Organise a day of corporate volunteering on the same day as your Christmas do and you’ll have a real reason to celebrate, says Suzy Barber.
At best they’re an opportunity to drink yourself stupid for the night with your boss’s money, and at worse a grim couple of hours in a corner of the office sipping warm white wine from a plastic cup.
The work’s Christmas party is often the dreaded date in many employees’ calendars, the time when you’re suddenly meant to celebrate with people you know little about beyond deadlines, spreadsheets and Monday morning meetings.

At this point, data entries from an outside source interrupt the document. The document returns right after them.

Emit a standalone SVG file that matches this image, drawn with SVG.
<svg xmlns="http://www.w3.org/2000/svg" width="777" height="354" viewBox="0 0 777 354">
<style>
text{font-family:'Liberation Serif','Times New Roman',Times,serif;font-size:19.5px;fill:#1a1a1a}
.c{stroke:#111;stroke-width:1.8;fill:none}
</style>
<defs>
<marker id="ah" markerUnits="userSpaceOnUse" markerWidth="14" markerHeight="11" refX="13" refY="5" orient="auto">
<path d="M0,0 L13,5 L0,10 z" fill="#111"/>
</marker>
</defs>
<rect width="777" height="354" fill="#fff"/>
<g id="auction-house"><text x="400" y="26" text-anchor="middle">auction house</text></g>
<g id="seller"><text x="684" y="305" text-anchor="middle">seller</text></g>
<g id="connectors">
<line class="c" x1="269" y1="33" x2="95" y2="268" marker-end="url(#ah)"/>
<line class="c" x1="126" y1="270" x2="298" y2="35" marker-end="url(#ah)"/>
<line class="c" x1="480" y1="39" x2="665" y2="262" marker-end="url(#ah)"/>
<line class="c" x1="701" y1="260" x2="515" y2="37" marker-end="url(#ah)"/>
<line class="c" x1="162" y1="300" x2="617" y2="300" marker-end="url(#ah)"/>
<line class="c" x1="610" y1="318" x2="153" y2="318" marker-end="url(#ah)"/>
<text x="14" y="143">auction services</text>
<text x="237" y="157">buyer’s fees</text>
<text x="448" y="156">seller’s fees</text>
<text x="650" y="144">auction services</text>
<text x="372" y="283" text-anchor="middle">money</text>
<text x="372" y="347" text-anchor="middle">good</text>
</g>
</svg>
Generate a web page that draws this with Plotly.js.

The works do would at least be more appealing if people felt they had something to chat about, if they knew each other better than just as Sheila from accounts or Dave from IT. That’s where employee volunteering comes in. Spend the day with Sheila or Dave serving lunch to the homeless, mentoring young care leavers on CV writing or showing elderly pensioners how to use the internet and not only do you a see a side to your colleagues you didn’t know but it will give you something to talk about when you meet at the party later. You still get the celebration in the evening, but the day has been spent putting the goodwill back into
Christmas, doing something amazing and making real impact.
More and more people are wanting to work for a company that demonstrates social responsibility, with a survey from Net Impact (*1) stating that 45% of employees would be happy to take a 15% pay cut to work for a company that gives something back.
In a study this year, Deloitte’s(*2) found that 81% of Millennials they’d interviewed would prefer to work for a company that’s making a positive impact and in another report, conducted by Business in the Community(*3), 87% of employee volunteers reported an improved perception of their employer as a result.
Corporate social responsibility can take many forms and helps businesses build networks, improve reputation and boost performance, but it’s employee volunteering that delivers specific learning and development benefits for individuals.
According to Linz Darlington, CEO and Founder of Benefacto, the skills learned from employee volunteering are the ones that should be honed and developed in every organisation. “I work with around 35 small charities in London and they are always absolutely thrilled with having small numbers of employee volunteers to support their service delivery,” says Linz. “The feedback from employees is improved confidence, teamwork, communication, patience and empathy. Aren’t these the same skills we want to be fostering our workforces?
“In a performance management round it’s not going to be the guy with the best financial analysis or presentation skills to come out on top, but the one who charmed a client with his combination of patience, empathy and well-timed confidence.”
How to make impact and make your Christmas party go with a real swing:
• Put the idea of employee volunteering out to staff and ask if they know of a charity they would like to nominate. Engagement will be higher if the staff are more passionate about the cause.
• Select a number of charities. Few organizations can manage more than five new people turning up to work on one day, let alone a small charity.
• Nominate a member of staff to coordinate each group of volunteers to each charity, to maintain motivation.
• Are the line managers involved? Employee volunteering is far more successful if bosses engage with the activities too, as it’s seen as being ‘allowed’. They will learn from it too!
• Think beyond environmental activities like painting or gardening and focus on charities delivering specific frontline services, such as food banks, homeless shelters or organisations helping the elderly, vulnerable young people or long-term unemployed. The impact you will have on the charity will be more meaningful and the benefits to the volunteer more profound.
• Many charities throw Christmas parties for their services users – could you help with that?
• Your employee volunteering activities are great news to share across the company website and social media channels during the festive period. Make sure to take lots of photos.
• Why dish out the goodwill just at Christmas time? Develop a relationship with your chosen charities to keep the mutual benefits building and strengthening throughout the year.